Length — centimetre and metre

Length — centimetre and metre

Length — centimetre and metre

For measuring length we use two main units:

  • Centimetre (cm) — for small things.
  • Metre (m) — for big things.

Remember: 1 metre = 100 centimetres.

A wooden ruler and a tape measure on a table

When centimetres

We use centimetres for things that fit on a ruler:

  • Pen ≈ 14 cm
  • Book (height) ≈ 25 cm
  • Child's hand ≈ 15 cm

Try it: take a ruler and measure your finger. How long is it?

When metres

Metres are for bigger things:

  • Table ≈ 1 m
  • Door (height) ≈ 2 m
  • Car (length) ≈ 4 m

Trick: if a thing can be hugged with your arms or walked across in steps, use metres.

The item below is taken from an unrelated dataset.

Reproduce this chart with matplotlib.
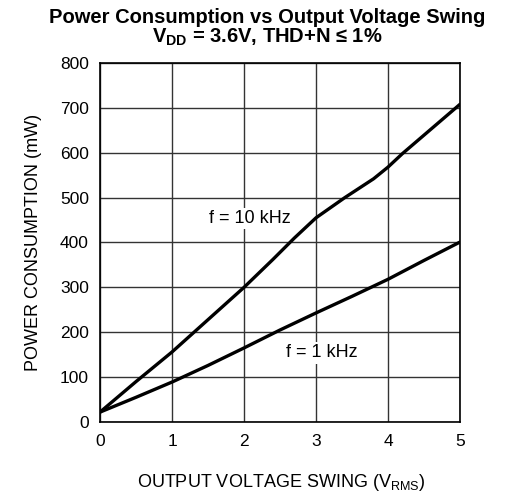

If it fits on a book, use centimetres.

Conversion: metre ↔ centimetre

Since 1 m = 100 cm, we can switch:

  • 1 m = 100 cm
  • 2 m = 200 cm
  • 50 cm = half a metre
  • 150 cm = 1 m + 50 cm = a metre and a half

How to measure with a ruler

  1. Put the thing on the zero of the ruler (at the start).
  2. See where it ends.
  3. Read the number — that is the length in centimetres.

Common mistakes:

  • Starting from 1 cm instead of 0 → the answer is 1 cm too big.
  • The ruler is not in line with the thing → the answer is inaccurate.

When to estimate

Sometimes a rough guess is enough — without a ruler:

  • "This room is about 3 metres." (about three steps)
  • "The pen is about 15 cm." (palm to fingertip)

Estimating is useful — when you don't have a ruler at hand.

Summary

  • Centimetre (cm) for small things, metre (m) for big.
  • 1 m = 100 cm.
  • The ruler measures from 0, not from 1.
  • Estimates are useful — roughly, without a tool.